El Ejército mexicano se comporta, cada vez más abiertamente, como un poder por encima del resto. Parece innegable que el régimen democrático ha sido ya trastocado por efecto de la militarización. No hablo de la intervención del Ejército en labores de seguridad pública. Me refiero al sitio que se le ha concedido a los uniformados en el proceso político del país. La corporación militar tiene hoy un poder que no había tenido en décadas. No creo que haya nada en el horizonte tan grave como esto y por eso hay que insistir en la gravedad del retroceso.

Nos hemos enterado recientemente que, en la práctica, se ha concedido a los militares facultad de iniciativa de ley. El poder civil ha cedido poder a tal punto que se ha permitido que los militares dicten sus propias normas y que el gobierno civil imprima sello de legitimidad al capricho militar. El Ejército redefine las reglas de su intervención en asuntos de seguridad, sus canonjías empresariales, sus corazas jurídicas. La presidencia acata la instrucción del pueblo uniformado y pone toda la musculatura de su coalición política para servirle. Al “inventario nacional de lo militarizado” que ha levantado, entre otros, un grupo académico del CIDE, habría que agregar el nuevo papel de los militares en la formación de las leyes. 

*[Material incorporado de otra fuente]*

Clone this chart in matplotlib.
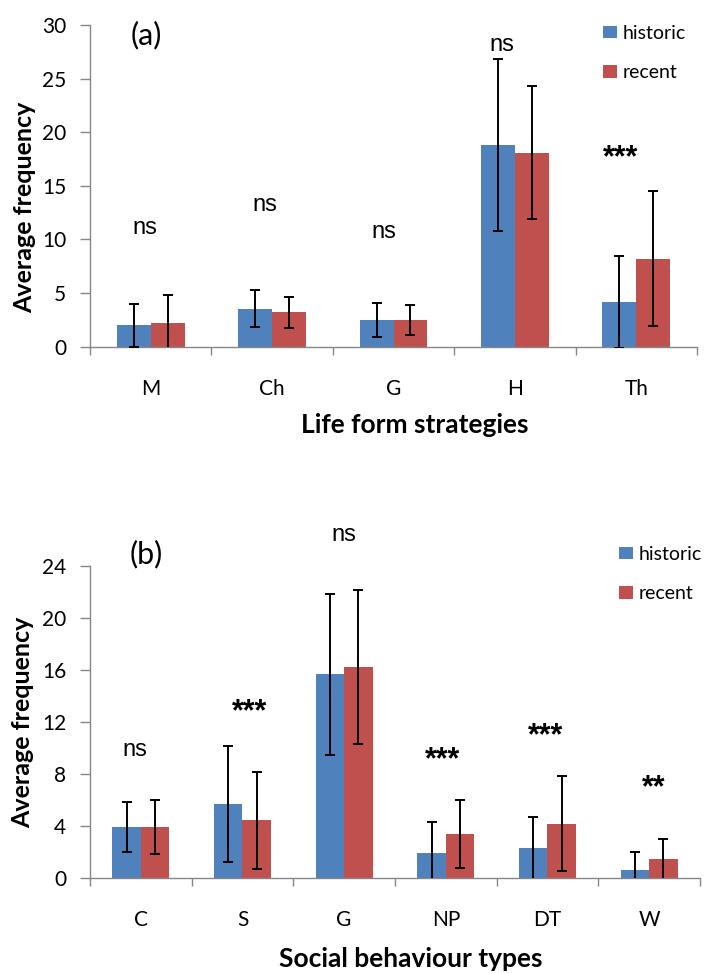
import numpy as np
import matplotlib
matplotlib.use("Agg")
import matplotlib.pyplot as plt
from matplotlib.patches import Patch

# panel (a): life form strategies
life_forms = ["M", "Ch", "G", "H", "Th"]
life_hist = [2.0, 3.55, 2.5, 18.8, 4.2]
life_hist_err = [2.0, 1.75, 1.55, 8.0, 4.3]
life_rec = [2.2, 3.2, 2.5, 18.1, 8.2]
life_rec_err = [2.6, 1.45, 1.4, 6.2, 6.3]
life_sig = ["ns", "ns", "ns", "ns", "***"]
life_sig_y = [11.05, 13.2, 10.7, 28.1, 17.6]

# panel (b): social behaviour types
social_types = ["C", "S", "G", "NP", "DT", "W"]
social_hist = [3.95, 5.7, 15.7, 1.95, 2.3, 0.65]
social_hist_err = [1.9, 4.45, 6.2, 2.35, 2.45, 1.35]
social_rec = [3.95, 4.45, 16.25, 3.4, 4.2, 1.45]
social_rec_err = [2.1, 3.7, 5.9, 2.6, 3.65, 1.6]
social_sig = ["ns", "***", "ns", "***", "***", "**"]
social_sig_y = [9.9, 12.8, 26.4, 9.1, 10.95, 6.9]

series_names = ["historic", "recent"]

BLUE = "#4F81BD"
RED = "#C0504D"
AXIS_GRAY = "#868686"

plt.rcParams["font.family"] = ["Lato", "DejaVu Sans"]


def draw_panel(ax, cats, hist, hist_err, rec, rec_err, sig, sig_y, sig_dx,
               ymax, ystep, letter, letter_y, xlabel, legend_xy, fig):
    x = np.arange(len(cats))
    w = 0.28

    ax.bar(x - w / 2, hist, width=w, color=BLUE, zorder=2)
    ax.bar(x + w / 2, rec, width=w, color=RED, zorder=2)
    ax.errorbar(x - w / 2, hist, yerr=hist_err, fmt="none", ecolor="black",
                elinewidth=1.4, capsize=3.6, capthick=1.4, zorder=3)
    ax.errorbar(x + w / 2, rec, yerr=rec_err, fmt="none", ecolor="black",
                elinewidth=1.4, capsize=3.6, capthick=1.4, zorder=3)

    for i, (s, yy) in enumerate(zip(sig, sig_y)):
        if "*" in s:
            ax.text(x[i] + sig_dx[i], yy, s, ha="center", va="center",
                    fontsize=22, fontweight="bold", family="Liberation Sans")
        else:
            ax.text(x[i] + sig_dx[i], yy, s, ha="center", va="center",
                    fontsize=17, family="Liberation Sans")

    ax.set_xlim(-0.5, len(cats) - 0.5)
    ax.set_ylim(0, ymax)

    # tick marks between categories, labels at centres
    ax.set_xticks(np.arange(len(cats) + 1) - 0.5)
    ax.set_xticklabels([])
    ax.set_xticks(x, minor=True)
    ax.set_xticklabels(cats, minor=True)
    ax.tick_params(axis="x", which="major", direction="out", length=6,
                   color=AXIS_GRAY, width=1.0)
    ax.tick_params(axis="x", which="minor", length=0, pad=23, labelsize=15)

    ax.set_yticks(np.arange(0, ymax + 0.1, ystep))
    ax.tick_params(axis="y", direction="out", length=7, color=AXIS_GRAY,
                   width=1.0, pad=10, labelsize=15)

    for side in ["top", "right"]:
        ax.spines[side].set_visible(False)
    for side in ["left", "bottom"]:
        ax.spines[side].set_color(AXIS_GRAY)
        ax.spines[side].set_linewidth(1.0)

    ax.set_ylabel("Average frequency", fontsize=18, fontweight="bold",
                  va="center")
    ax.set_xlabel(xlabel, fontsize=19, fontweight="bold", va="center")

    ax.text(0.092, letter_y, letter, transform=ax.transAxes, fontsize=22,
            ha="center", va="center")

    handles = [Patch(facecolor=BLUE, label=series_names[0]),
               Patch(facecolor=RED, label=series_names[1])]
    ax.legend(handles=handles, loc="upper left", bbox_to_anchor=legend_xy,
              bbox_transform=fig.transFigure, frameon=False, fontsize=14,
              handlelength=0.7, handleheight=0.6, handletextpad=0.3,
              labelspacing=1.15, borderpad=0, borderaxespad=0)


fig = plt.figure(figsize=(7.11, 9.74), dpi=100)
ax_a = fig.add_axes([90 / 711, 1 - 346.7 / 974, 607 / 711, 321.7 / 974])
ax_b = fig.add_axes([90 / 711, 1 - 878.3 / 974, 610 / 711, 312.0 / 974])

draw_panel(ax_a, life_forms, life_hist, life_hist_err, life_rec, life_rec_err,
           life_sig, life_sig_y, [-0.045, -0.06, -0.08, -0.11, -0.13],
           30, 5, "(a)", 0.97, "Life form strategies",
           (603 / 711, 1 - 25 / 974), fig)
draw_panel(ax_b, social_types, social_hist, social_hist_err, social_rec,
           social_rec_err, social_sig, social_sig_y,
           [-0.06, 0.07, 0.0, -0.03, -0.015, 0.04],
           24, 4, "(b)", 1.04, "Social behaviour types",
           (619 / 711, 1 - 546 / 974), fig)

ax_a.yaxis.set_label_coords(-0.107, 0.434)
ax_a.xaxis.set_label_coords(0.535, -0.243)
ax_b.yaxis.set_label_coords(-0.11, 0.5)
ax_b.xaxis.set_label_coords(0.526, -0.258)

fig.savefig("out.png", dpi=100)
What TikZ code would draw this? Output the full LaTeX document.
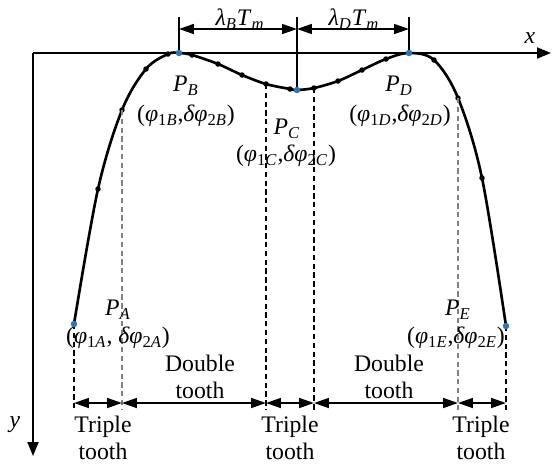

No parece haber habido intervención alguna de nuestro ministerio del interior. La Secretaría de Gobernación, que empezó como observadora distante de la marcha política del país, se convirtió en operador de extorsiones. En ningún momento, una instancia para custodiar el orden republicano frente a la amenaza castrense. No hay en el gobierno de la República quien cuide con mirada de mediano plazo la prevalencia del orden civil y que advierta las implicaciones del militarismo. 

Y no es que tengamos solamente al Ejército en las calles. Es que lo vemos convertido en una sociedad anónima que trata la función pública como negocio de la corporación; es que lo tenemos en las aduanas, en los puertos; encargado de las grandes obras públicas, como si fuera, en el país, el único espacio de eficiencia. Lo que descubrimos con las revelaciones recientes es que también dicta su ley por vía remota. Se legisla desde los cuarteles y se usa a las instituciones democráticas como plancha que legitima el militarismo. No hay en la administración, en el partido mayoritario quien advierta de los peligros de esta deriva militarista. Esa responsabilidad habría recaído en la Secretaría de Gobernación, pero esa oficina ha sido, primero, ornamento, y después plomería. 

La Presidencia de la República actúa como prestanombres de los militares. Pone su firma a la voluntad del Ejército y la transmite al Congreso para que éste ratifique la instrucción militar. Toda la fuerza del oficialismo se aplica entonces a convertir en ley aquello que se redacta en las instalaciones militares. 

No extraña que quien hace la ley y asume el permiso de transgredir la constitución misma, desprecie la representatividad del Congreso. Al secretario Sandoval no le da la gana comparecer ante el Congreso. Con una insolencia alarmante pone condiciones al encuentro con los legisladores, para que sean éstos quienes acudan a las instalaciones del Ejército. La corporación militar, en voz del Secretario de la Defensa, agrede al poder legislativo y le exige símbolos de capitulación. Abandonar la sede la representación plural y democrática para ingresar, obedientemente, al campo militar. 

El desplante es revelador. Muestra el cambio en la percepción que los militares tienen de su propio sitio en el régimen político. Saben que ocupan otro lugar y ejercen todo el poder que se les ha concedido. Usan al Presidente para promover sus intereses en el Congreso e imponen condiciones a los representantes populares, obligándolos a someterse a sus condiciones. Desde luego, no puede entenderse una ofensa de esta dimensión sin el respaldo del Presidente de la República que, con su silencio, consiente la afrenta a las instituciones democráticas. 

La altanería militar no encuentra límites. Al Secretario de la Defensa no le pareció suficiente la imposición de condiciones indignas al Congreso. Ahora, simplemente, lo deja colgado. No le interesa escuchar a los representantes populares, porque no le rinde cuentas a nadie.